With the introduction of the 3. Liga in 2008, the 2007-08 season held a special opportunity for the clubs in the Bayernliga, the top four teams in the league were to be promoted to the Regionalliga Süd to make up for half of this league moving up to the new third division. Unterhaching II was never really in contention for those four spots, finishing ninth in the league that year. When however the league champions SpVgg Bayreuth were refused a Regionalliga licence and the Sportfreunde Siegen had to withdraw from the Regionalliga, two additional teams were admitted from Bavaria to this league. 1. FC Eintracht Bamberg, fifth placed, took up one spot but none of the clubs on the places six to eight had applied or been granted a Regionalliga licence and therefore Unterhaching II was admitted to the league for 2008-09.

Not helped by this late addition, the team fared poorly in the 2008-09 season, coming a distant last, twenty points clear of a non-relegation rank, only equal to fellow promoted side and struggler TSV Großbardorf.

In 2010-11, the team plays in the Bayernliga once more. As the reserve side of a 3. Liga club the team was unable to qualify for the new Regionalliga Bayern but retained its place in the Bayernliga, entering the southern division of the newly divided league from 2012.
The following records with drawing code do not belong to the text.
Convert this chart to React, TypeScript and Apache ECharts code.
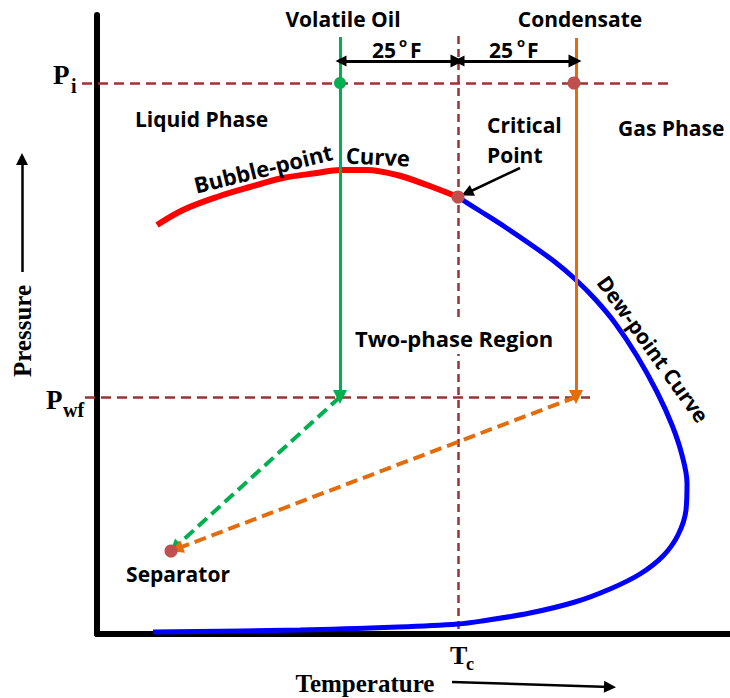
import React, { useEffect, useRef } from 'react';
import * as echarts from 'echarts';

// Phase envelope (Temperature units, Pressure units)
const bubbleT = [60, 86, 120, 153, 186, 220, 243, 270, 300, 330, 361];
const bubbleP = [409, 424, 437, 447, 456, 461, 464, 464, 459, 449, 437];
const dewT = [361, 383, 408, 433, 458, 478, 498, 518, 540, 560, 575, 585, 590, 589, 581, 566, 543, 513, 478, 433, 385, 361, 301, 203, 56];
const dewP = [437, 423, 407, 390, 372, 355, 335, 311, 278, 242, 209, 179, 151, 124, 99, 78, 60, 45, 32, 21, 13, 10, 7, 4, 2];

const criticalT = 361;
const criticalP = 437;
const initialP = 551; // Pi
const flowingP = 237; // Pwf
const volatileOilT = 243;
const condensateT = 479;
const separatorT = 74;
const separatorP = 83;

const BROWN = '#943634';
const DOT = '#C0504D';
const GREEN = '#00B050';
const ORANGE = '#E46C0A';
const SANS = '"Open Sans"';
const SERIF = '"Liberation Serif"';

function shorten(a: number[], b: number[], d: number) {
  const dx = b[0] - a[0];
  const dy = b[1] - a[1];
  const len = Math.sqrt(dx * dx + dy * dy);
  return [b[0] - (dx / len) * d, b[1] - (dy / len) * d];
}

export default function App() {
  const ref = useRef<HTMLDivElement>(null);
  useEffect(() => {
    const chart = echarts.init(ref.current!, null, { renderer: 'svg' });
    const sep = [separatorT, separatorP];
    const greenStart = [volatileOilT, flowingP];
    const orangeStart = [condensateT, flowingP];

    const txt = (text: string, x: number, y: number, opts: any = {}) => ({
      type: 'text',
      x,
      y,
      rotation: opts.rotation || 0,
      z: 100,
      style: {
        text,
        font: opts.font || `bold 21px ${SANS}`,
        fill: '#000',
        align: opts.align || 'left',
        verticalAlign: 'middle',
        backgroundColor: opts.bg,
        padding: opts.padding,
      },
    });

    const option: any = {
      animation: false,
      backgroundColor: '#fff',
      grid: { left: 97, right: 0, top: 15, bottom: 64 },
      xAxis: {
        type: 'value',
        min: 0,
        max: 633,
        axisLine: { show: true, onZero: false, lineStyle: { color: '#000', width: 6 } },
        axisTick: { show: false },
        axisLabel: { show: false },
        splitLine: { show: false },
      },
      yAxis: {
        type: 'value',
        min: 0,
        max: 619,
        axisLine: { show: true, onZero: false, lineStyle: { color: '#000', width: 6 } },
        axisTick: { show: false },
        axisLabel: { show: false },
        splitLine: { show: false },
      },
      series: [
        {
          type: 'lines',
          coordinateSystem: 'cartesian2d',
          clip: false,
          z: 1,
          lineStyle: { color: BROWN, width: 2.5, type: [10, 6], opacity: 1 },
          data: [
            { coords: [[-15, initialP], [576, initialP]] },
            { coords: [[-12, flowingP], [493, flowingP]] },
          ],
        },
        {
          type: 'lines',
          coordinateSystem: 'cartesian2d',
          clip: false,
          z: 1,
          lineStyle: { color: BROWN, width: 2.5, type: [8, 5], opacity: 1 },
          data: [{ coords: [[criticalT, 598], [criticalT, 0]] }],
        },
        {
          type: 'line',
          smooth: 0.35,
          showSymbol: false,
          z: 3,
          lineStyle: { color: '#FF0000', width: 6 },
          data: bubbleT.map((t, i) => [t, bubbleP[i]]),
        },
        {
          type: 'line',
          smooth: 0.35,
          showSymbol: false,
          z: 3,
          lineStyle: { color: '#0000FF', width: 5 },
          data: dewT.map((t, i) => [t, dewP[i]]),
        },
        {
          type: 'lines',
          coordinateSystem: 'cartesian2d',
          clip: false,
          z: 4,
          symbol: ['none', 'triangle'],
          symbolSize: [13, 14],
          lineStyle: { width: 3, opacity: 1 },
          data: [
            { coords: [[volatileOilT, 597], [volatileOilT, flowingP]], lineStyle: { color: GREEN }, itemStyle: { color: GREEN } },
            { coords: [[condensateT, 596], [condensateT, flowingP]], lineStyle: { color: ORANGE }, itemStyle: { color: ORANGE } },
          ],
        },
        {
          type: 'lines',
          coordinateSystem: 'cartesian2d',
          clip: false,
          z: 4,
          symbol: ['none', 'triangle'],
          symbolSize: [13, 13],
          lineStyle: { width: 4, type: [12, 6], opacity: 1 },
          data: [
            { coords: [greenStart, shorten(greenStart, sep, 5)], lineStyle: { color: GREEN }, itemStyle: { color: GREEN } },
            { coords: [orangeStart, shorten(orangeStart, sep, 6)], lineStyle: { color: ORANGE }, itemStyle: { color: ORANGE } },
          ],
        },
        {
          type: 'lines',
          coordinateSystem: 'cartesian2d',
          clip: false,
          z: 4,
          symbol: ['triangle', 'triangle'],
          symbolSize: [11, 13],
          lineStyle: { width: 3, color: '#000', opacity: 1 },
          itemStyle: { color: '#000' },
          data: [
            { coords: [[volatileOilT + 1, 573], [criticalT - 1, 573]] },
            { coords: [[criticalT + 1, 573], [condensateT - 1, 573]] },
          ],
        },
        {
          type: 'lines',
          coordinateSystem: 'cartesian2d',
          clip: false,
          z: 4,
          symbol: ['none', 'triangle'],
          symbolSize: [10, 12],
          lineStyle: { width: 2.5, color: '#000', opacity: 1 },
          itemStyle: { color: '#000' },
          data: [
            { coords: [[423, 466], [370, 441]] },
            { coords: [[-75, 362], [-75, 475]] },
            { coords: [[355, -48], [513, -53]] },
          ],
        },
        {
          type: 'scatter',
          z: 5,
          symbolSize: 13,
          itemStyle: { color: DOT, opacity: 1 },
          data: [
            [condensateT - 2, initialP],
            [criticalT, criticalP],
            [separatorT, separatorP],
          ],
        },
        {
          type: 'scatter',
          z: 5,
          symbolSize: 12,
          itemStyle: { color: GREEN, opacity: 1 },
          data: [[volatileOilT, initialP]],
        },
      ],
      graphic: [
        txt('Volatile Oil', 343, 19, { align: 'center' }),
        txt('Condensate', 580, 19, { align: 'center' }),
        txt('25', 372, 50),
        txt('o', 399, 42, { font: `bold 13px ${SANS}` }),
        txt('F', 410, 50),
        txt('25', 489, 50),
        txt('o', 517, 42, { font: `bold 13px ${SANS}` }),
        txt('F', 527, 50),
        txt('Liquid Phase', 135, 119),
        txt('Critical', 487, 125),
        txt('Point', 487, 155),
        txt('Gas Phase', 618, 128),
        txt('Two-phase Region', 355, 338, { bg: '#fff', padding: [5, 0, 5, 0], font: `bold 22px ${SANS}` }),
        txt('Separator', 178, 574, { align: 'center' }),
        txt('Bubble-point', 263, 168, { align: 'center', rotation: 0.24, font: `bold 22px ${SANS}` }),
        txt('Curve', 378, 156, { align: 'center', rotation: -0.05, font: `bold 22px ${SANS}` }),
        txt('Dew-point Curve', 653, 349, { align: 'center', rotation: -0.95 }),
        txt('P', 53, 75, { font: `bold 27px ${SERIF}` }),
        txt('i', 71, 86, { font: `bold 20px ${SERIF}` }),
        txt('P', 46, 400, { font: `bold 27px ${SERIF}` }),
        txt('wf', 63, 410, { font: `bold 20px ${SERIF}` }),
        txt('T', 450, 655, { font: `bold 26px ${SERIF}` }),
        txt('c', 466, 664, { font: `bold 18px ${SERIF}` }),
        txt('Pressure', 22, 331, { align: 'center', rotation: Math.PI / 2, font: `bold 25px ${SERIF}` }),
        txt('Temperature', 365, 683, { align: 'center', font: `bold 25px ${SERIF}` }),
      ],
    };
    chart.setOption(option);
    return () => chart.dispose();
  }, []);
  return (
    <div
      ref={ref}
      style={{ position: 'fixed', left: 0, top: 0, width: 730, height: 698 }}
    />
  );
}
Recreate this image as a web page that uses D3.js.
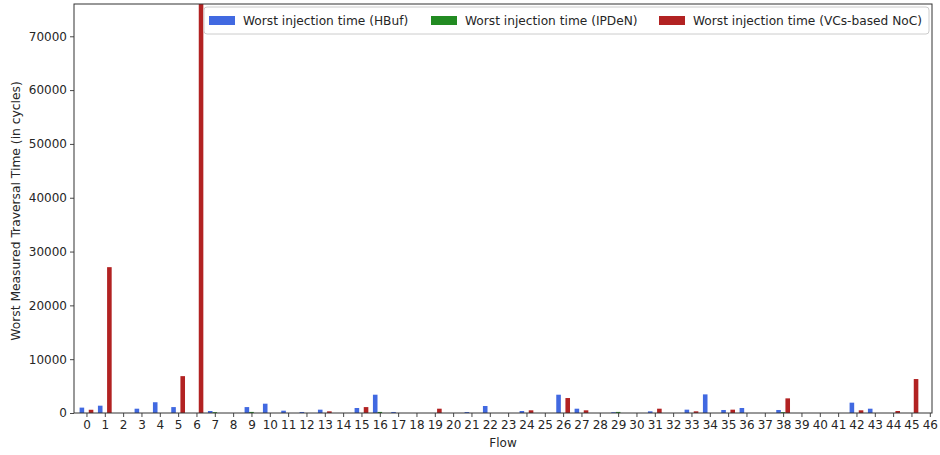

In March 2015 the club announced that it would withdraw its reserve team at the end of the 2014–15 season after a rule change that allowed 3. Liga clubs to do so. SpVgg Unterhaching stated financial reasons for this step.

==Honours==
The club's honours:

===League===
- Landesliga Bayern-Süd (V)
  - Runners-up: 2001
- Bezirksoberliga Oberbayern (VI)
  - Champions: 1999
- Bezirksliga Oberbayern-Ost (VI-VII)
  - Champions: 1996
  - Runners-up: 1992

===Cup===
- Oberbayern Cup
  - Winners: 2004

==Recent managers==
Recent managers of the club:

| Manager | Start | Finish |
|---|---|---|
| Marco Schmidt | 1 July 2003 | 30 June 2004 |
| Alfred Ruthe | 1 July 2005 | 30 June 2010 |
| Harry Deutinger | 1 July 2010 | 30 June 2012 |
| Florian Ernst | 1 July 2012 | 4 January 2014 |
| Alexander Schmalhofer | 4 January 2014 | 30 June 2014 |

==Recent seasons==
The recent season-by-season performance of the club:

| Season | Division | Tier | Position |
| 1999-2000 | Landesliga Bayern-Süd | V | 3rd |
| 2000-01 | Landesliga Bayern-Süd | 2nd ↑ |
| 2001-02 | Bayernliga | IV | 6th |
| 2002-03 | Bayernliga | 8th |
| 2003-04 | Bayernliga | 5th |
| 2004-05 | Bayernliga | 7th |
| 2005-06 | Bayernliga | 10th |
| 2006-07 | Bayernliga | 13th |
| 2007-08 | Bayernliga | 9th ↑ |
| 2008-09 | Regionalliga Süd | IV | 18th ↓ |
| 2009-10 | Bayernliga | V | 3rd |
| 2010–11 | Bayernliga | 7th |
| 2011–12 | Bayernliga | 18th |
| 2012–13 | Bayernliga Süd | 6th |
| 2013–14 | Bayernliga Süd | 9th |
| 2014–15 | Bayernliga Süd | 19th |

- With the introduction of the Bezirksoberligas in 1988 as the new fifth tier, below the Landesligas, all leagues below dropped one tier. With the introduction of the Regionalligas in 1994 and the 3. Liga in 2008 as the new third tier, below the 2. Bundesliga, all leagues below dropped one tier. With the establishment of the Regionalliga Bayern as the new fourth tier in Bavaria in 2012 the Bayernliga was split into a northern and a southern division, the number of Landesligas expanded from three to five and the Bezirksoberligas abolished. All leagues from the Bezirksligas onward were elevated one tier.